Of 813 patients prescribed an anti-TNFα agent in the study period, data from 69 eligible CD patients were included for analysis. The median age was 43.5 ± 16.2 years, and 42 (60.9%) were males. Forty-four (63.8%) and 25 (36.2%) patients were treated with IFX and ADA respectively. The mean BMI was 26.9 ± 5.2. Univariate analysis of infliximab trough levels found that total fat area, VFA, visceral fat index [VFI (VFA/height in m2)] and VFA/SMA ratio were inversely correlated with anti-TNFα trough level (p < 0.05). No association was found between ADA trough level and muscle/fat areas.

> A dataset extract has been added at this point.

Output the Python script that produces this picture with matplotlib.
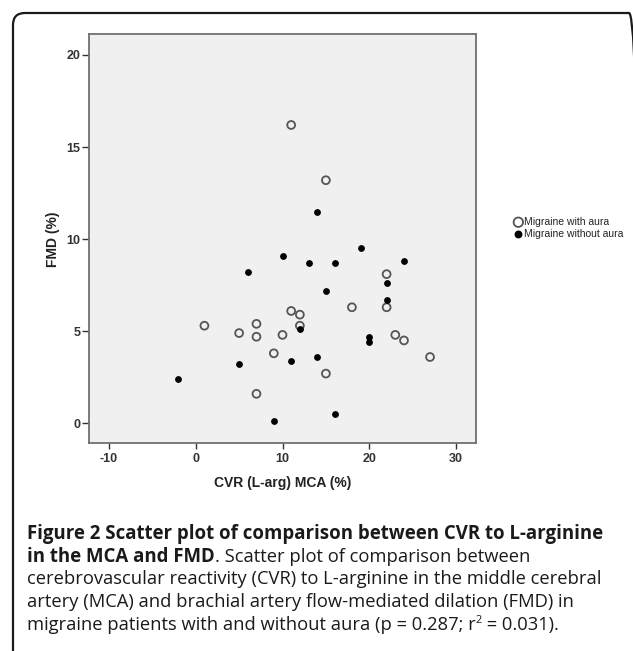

After multivariate adjustment for CRP, albumin, presence of antibodies, concurrent immunomodulator use and gender, IFX levels were inversely associated with VFA [-0.021 (−0.038, −0.003) p = 0.025], VFI [−0.066 (−0.119, −0.013) p = 0.016] and VFA/SMA [−3.805 (−7.132, −0.477) p = 0.026] but not BMI [−0.232 (−0.520, 0.055) p = 0.11). No association was found for ADA trough levels. Kaplan–Meir analyses showed a trend towards a shorter time to SLOR with an increasing tertile of VFI in both IFX and ADA treated patients.

Conclusion

Visceral fat area corrected for height (VFI) is a better determinant of anti-TNFα trough levels and SLOR than BMI.